= Loss and Damage Fund =

UN climate finance mechanism

The Loss and Damage Fund is a climate finance mechanism created during the 27th Conference of Parties (COP), held in Egypt in 2022. The fund was designed to address loss and damage, to support communities when adaptation strategies are inadequate or implemented too late, and damage and risk has already happened.

== Description ==
This was an agreement between the nations to establish a multilateral loss and damage fund to support communities in averting, minimizing, and addressing damages and risks, after three decades of negotiation on loss and damage caused by climate change. Finally, the 27th Conference of Parties (COP) adopted a proposal drafted by the Warsaw International Mechanism for Loss and Damage. This fund will be available to support poorer countries for the losses and damages caused by climate change. The parties agree to utilise the Santiago Network, established at COP25, to provide technical assistance in averting, minimizing, and addressing loss and damage. The fund will operate as a financial mechanism of the Paris Agreement. During COP29 in Baku, it was announced that the fund was ready to receive contributions, and that it will start financing projects in 2025.

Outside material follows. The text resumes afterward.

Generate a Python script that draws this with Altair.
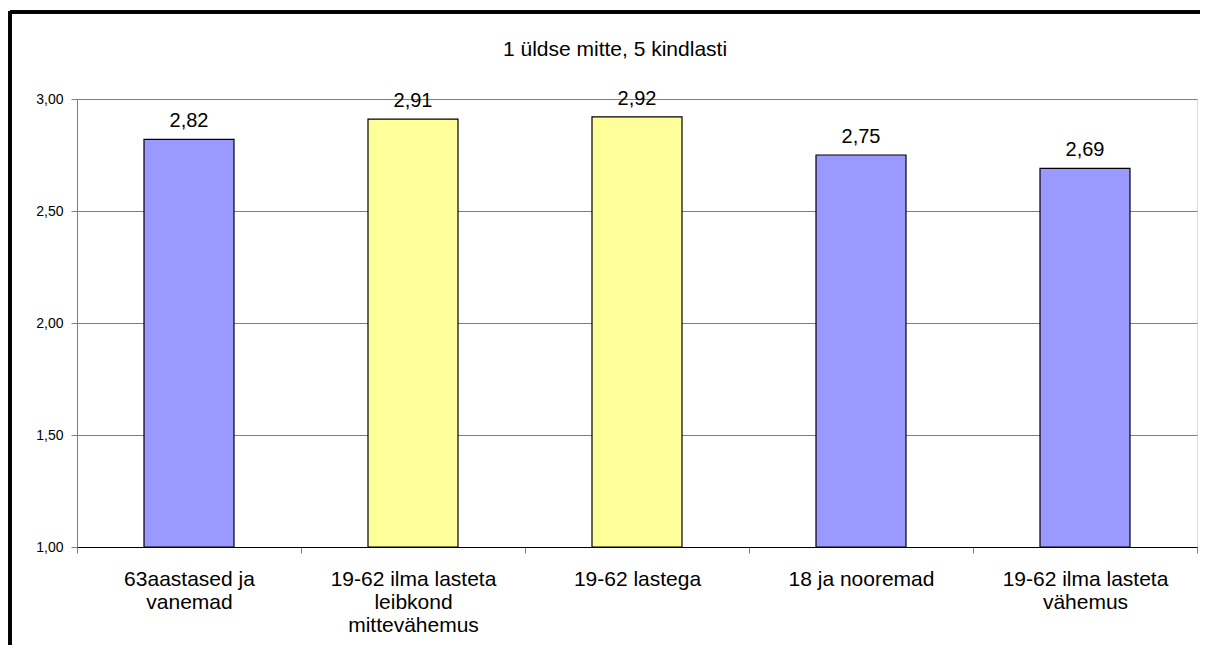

At previous COP events, industrialised nations blocked attempts by low and middle-income countries asking for financial support with their climate adaptation plans. At COP26 in Glasgow, Scotland became the first Global North country to pledge bilateral finance specifically for loss and damage. In the following year, at COP27, the agreement to support countries for loss and damage from climate change was signed, and that was seen by many as a major breakthrough.

In March 2025, the administration of U.S. president Donald Trump withdrew the country's representatives from the Loss and Damage Fund.